*Aim of the exercise:*
In the material below, please retype the lines from the very first through the one with "const categories = ['Interior', 'Exterior'];", exactly and without pictures.

====

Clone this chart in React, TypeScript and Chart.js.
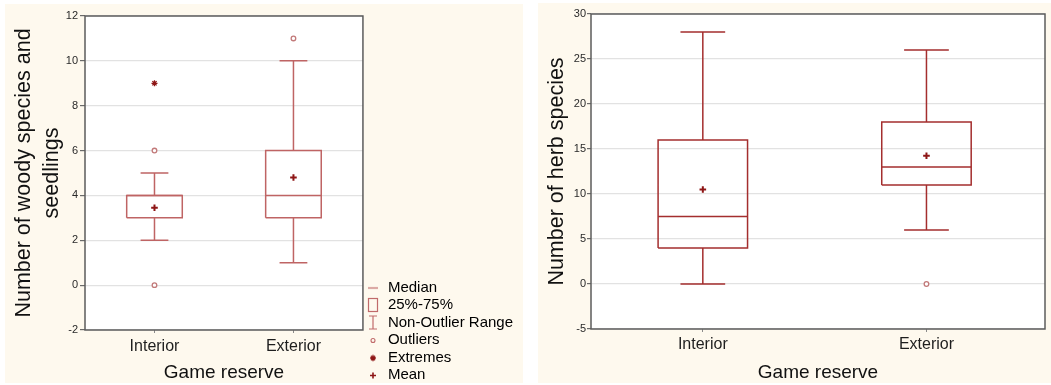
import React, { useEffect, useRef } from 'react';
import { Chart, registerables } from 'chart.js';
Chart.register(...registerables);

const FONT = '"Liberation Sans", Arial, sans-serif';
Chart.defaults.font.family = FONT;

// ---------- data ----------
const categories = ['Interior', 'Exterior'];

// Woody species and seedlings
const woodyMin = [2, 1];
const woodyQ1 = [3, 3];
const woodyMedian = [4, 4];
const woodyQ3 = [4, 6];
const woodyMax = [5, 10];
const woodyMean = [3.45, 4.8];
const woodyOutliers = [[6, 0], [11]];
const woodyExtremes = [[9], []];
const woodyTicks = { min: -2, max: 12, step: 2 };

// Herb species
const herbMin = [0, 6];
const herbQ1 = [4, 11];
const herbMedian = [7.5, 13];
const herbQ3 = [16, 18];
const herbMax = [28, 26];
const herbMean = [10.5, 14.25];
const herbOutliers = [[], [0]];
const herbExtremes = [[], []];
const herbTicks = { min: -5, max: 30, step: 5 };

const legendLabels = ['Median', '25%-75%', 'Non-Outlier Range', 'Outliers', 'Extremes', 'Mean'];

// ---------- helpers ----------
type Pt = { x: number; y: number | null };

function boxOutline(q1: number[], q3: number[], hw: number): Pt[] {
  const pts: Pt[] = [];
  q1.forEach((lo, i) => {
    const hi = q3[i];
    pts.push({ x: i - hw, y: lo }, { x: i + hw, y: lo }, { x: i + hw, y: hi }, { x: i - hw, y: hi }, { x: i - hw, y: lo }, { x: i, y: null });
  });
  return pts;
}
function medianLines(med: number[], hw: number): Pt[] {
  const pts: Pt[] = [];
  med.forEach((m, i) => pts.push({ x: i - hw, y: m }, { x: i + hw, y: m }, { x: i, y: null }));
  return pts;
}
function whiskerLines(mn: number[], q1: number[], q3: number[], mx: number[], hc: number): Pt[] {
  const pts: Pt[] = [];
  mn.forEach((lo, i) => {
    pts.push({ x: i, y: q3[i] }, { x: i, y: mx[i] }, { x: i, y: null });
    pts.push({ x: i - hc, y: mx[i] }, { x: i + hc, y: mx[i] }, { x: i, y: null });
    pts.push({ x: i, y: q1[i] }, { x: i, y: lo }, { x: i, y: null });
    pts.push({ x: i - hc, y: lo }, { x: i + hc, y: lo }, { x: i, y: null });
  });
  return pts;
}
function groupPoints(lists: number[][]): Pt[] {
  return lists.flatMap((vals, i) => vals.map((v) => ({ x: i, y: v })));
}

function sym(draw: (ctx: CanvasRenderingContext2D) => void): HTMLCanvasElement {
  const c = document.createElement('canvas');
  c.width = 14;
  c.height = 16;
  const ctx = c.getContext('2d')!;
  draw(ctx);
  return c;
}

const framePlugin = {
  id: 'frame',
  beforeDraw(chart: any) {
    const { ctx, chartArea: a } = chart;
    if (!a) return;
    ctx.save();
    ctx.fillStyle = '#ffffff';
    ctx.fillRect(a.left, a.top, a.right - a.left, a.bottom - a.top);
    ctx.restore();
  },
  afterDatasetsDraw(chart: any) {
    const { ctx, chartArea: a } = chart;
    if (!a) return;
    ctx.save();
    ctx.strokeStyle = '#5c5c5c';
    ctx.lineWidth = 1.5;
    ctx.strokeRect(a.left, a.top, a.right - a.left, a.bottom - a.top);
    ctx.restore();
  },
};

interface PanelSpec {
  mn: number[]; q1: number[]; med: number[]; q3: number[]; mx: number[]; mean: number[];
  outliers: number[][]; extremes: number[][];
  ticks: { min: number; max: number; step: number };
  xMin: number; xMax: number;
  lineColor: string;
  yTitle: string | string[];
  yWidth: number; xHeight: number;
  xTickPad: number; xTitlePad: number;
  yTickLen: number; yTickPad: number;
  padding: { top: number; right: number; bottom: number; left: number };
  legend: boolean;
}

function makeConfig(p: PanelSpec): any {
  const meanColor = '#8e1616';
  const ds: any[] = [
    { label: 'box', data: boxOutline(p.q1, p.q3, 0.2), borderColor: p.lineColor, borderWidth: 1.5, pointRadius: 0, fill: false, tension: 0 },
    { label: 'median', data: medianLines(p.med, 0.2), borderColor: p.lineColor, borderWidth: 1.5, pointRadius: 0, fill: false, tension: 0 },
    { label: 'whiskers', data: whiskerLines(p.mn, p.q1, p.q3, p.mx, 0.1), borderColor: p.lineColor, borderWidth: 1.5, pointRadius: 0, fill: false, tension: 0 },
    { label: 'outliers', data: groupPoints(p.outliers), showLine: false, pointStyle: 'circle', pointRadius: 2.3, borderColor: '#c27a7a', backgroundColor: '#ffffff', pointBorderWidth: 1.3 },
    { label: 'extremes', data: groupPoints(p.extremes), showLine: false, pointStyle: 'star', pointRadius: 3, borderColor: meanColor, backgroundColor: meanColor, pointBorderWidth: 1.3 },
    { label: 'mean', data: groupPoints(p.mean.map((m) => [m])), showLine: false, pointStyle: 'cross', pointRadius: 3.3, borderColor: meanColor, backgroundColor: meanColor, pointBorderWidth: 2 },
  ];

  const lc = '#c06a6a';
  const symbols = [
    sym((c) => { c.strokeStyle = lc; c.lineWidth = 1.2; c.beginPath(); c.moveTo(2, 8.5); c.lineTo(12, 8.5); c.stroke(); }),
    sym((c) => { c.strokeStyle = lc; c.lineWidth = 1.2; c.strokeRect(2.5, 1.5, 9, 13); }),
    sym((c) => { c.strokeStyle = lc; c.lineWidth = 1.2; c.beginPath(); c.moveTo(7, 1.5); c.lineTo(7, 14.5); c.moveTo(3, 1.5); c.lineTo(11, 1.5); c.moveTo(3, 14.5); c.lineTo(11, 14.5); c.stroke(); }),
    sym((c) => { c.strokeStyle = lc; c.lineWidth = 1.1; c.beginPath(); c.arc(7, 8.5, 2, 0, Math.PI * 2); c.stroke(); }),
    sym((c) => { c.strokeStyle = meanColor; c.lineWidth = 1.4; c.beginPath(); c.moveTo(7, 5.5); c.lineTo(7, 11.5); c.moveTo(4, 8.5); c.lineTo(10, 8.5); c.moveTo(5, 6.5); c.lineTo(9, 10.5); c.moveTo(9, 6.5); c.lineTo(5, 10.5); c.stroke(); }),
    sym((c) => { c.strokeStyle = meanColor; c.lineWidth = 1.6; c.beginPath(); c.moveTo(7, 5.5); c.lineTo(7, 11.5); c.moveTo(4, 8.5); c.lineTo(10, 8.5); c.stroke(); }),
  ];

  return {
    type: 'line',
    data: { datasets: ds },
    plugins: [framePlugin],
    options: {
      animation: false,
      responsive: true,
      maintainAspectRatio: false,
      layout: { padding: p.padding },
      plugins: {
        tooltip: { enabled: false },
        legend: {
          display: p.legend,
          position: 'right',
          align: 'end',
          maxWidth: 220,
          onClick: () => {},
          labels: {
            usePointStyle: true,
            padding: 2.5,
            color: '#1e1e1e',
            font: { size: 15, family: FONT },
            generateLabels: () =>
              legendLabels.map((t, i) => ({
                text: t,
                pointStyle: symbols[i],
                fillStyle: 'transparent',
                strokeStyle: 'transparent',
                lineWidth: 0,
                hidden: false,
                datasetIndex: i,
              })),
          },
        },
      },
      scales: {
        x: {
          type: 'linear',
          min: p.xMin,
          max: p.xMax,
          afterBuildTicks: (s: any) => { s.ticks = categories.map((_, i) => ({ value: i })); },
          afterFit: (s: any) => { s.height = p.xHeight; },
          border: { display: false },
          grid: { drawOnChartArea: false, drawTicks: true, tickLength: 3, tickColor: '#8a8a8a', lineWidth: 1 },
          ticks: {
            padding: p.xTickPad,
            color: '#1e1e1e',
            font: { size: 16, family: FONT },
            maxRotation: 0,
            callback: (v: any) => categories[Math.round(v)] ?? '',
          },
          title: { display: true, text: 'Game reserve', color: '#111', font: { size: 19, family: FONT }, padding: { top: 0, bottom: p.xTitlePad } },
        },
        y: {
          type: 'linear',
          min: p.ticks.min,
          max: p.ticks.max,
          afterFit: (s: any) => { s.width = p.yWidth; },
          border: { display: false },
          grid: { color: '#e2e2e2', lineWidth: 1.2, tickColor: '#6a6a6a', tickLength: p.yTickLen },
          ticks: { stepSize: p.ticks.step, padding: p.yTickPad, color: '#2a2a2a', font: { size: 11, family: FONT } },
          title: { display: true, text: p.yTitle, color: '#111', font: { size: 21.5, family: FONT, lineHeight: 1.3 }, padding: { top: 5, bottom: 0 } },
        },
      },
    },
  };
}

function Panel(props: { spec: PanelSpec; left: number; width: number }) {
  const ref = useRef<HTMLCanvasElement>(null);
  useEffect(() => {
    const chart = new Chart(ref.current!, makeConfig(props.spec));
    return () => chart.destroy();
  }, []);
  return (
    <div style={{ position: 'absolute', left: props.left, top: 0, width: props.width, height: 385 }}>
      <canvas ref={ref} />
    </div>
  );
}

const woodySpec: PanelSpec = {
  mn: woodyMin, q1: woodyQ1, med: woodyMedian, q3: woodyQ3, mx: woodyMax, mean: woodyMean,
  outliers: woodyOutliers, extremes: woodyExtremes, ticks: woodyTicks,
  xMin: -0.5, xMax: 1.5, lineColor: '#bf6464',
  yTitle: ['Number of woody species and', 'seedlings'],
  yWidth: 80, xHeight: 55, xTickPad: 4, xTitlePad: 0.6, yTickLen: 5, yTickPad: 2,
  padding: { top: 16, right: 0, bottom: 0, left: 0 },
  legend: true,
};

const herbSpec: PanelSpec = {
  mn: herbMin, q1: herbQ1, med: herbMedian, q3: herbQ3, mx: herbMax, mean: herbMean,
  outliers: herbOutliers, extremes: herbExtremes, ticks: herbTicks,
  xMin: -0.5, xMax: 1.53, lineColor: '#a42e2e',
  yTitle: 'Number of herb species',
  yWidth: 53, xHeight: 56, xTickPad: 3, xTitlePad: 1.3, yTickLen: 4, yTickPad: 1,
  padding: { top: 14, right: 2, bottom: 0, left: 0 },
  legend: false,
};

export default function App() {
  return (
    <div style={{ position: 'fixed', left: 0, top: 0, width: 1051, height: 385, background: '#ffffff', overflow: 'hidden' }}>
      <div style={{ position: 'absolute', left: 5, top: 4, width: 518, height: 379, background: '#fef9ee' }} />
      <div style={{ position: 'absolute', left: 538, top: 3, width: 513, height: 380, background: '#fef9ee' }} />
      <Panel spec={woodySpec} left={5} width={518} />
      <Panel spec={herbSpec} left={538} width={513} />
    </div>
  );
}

====

*Task output:*
Clone this chart in React, TypeScript and Chart.js.
import React, { useEffect, useRef } from 'react';
import { Chart, registerables } from 'chart.js';
Chart.register(...registerables);

const FONT = '"Liberation Sans", Arial, sans-serif';
Chart.defaults.font.family = FONT;

// ---------- data ----------
const categories = ['Interior', 'Exterior'];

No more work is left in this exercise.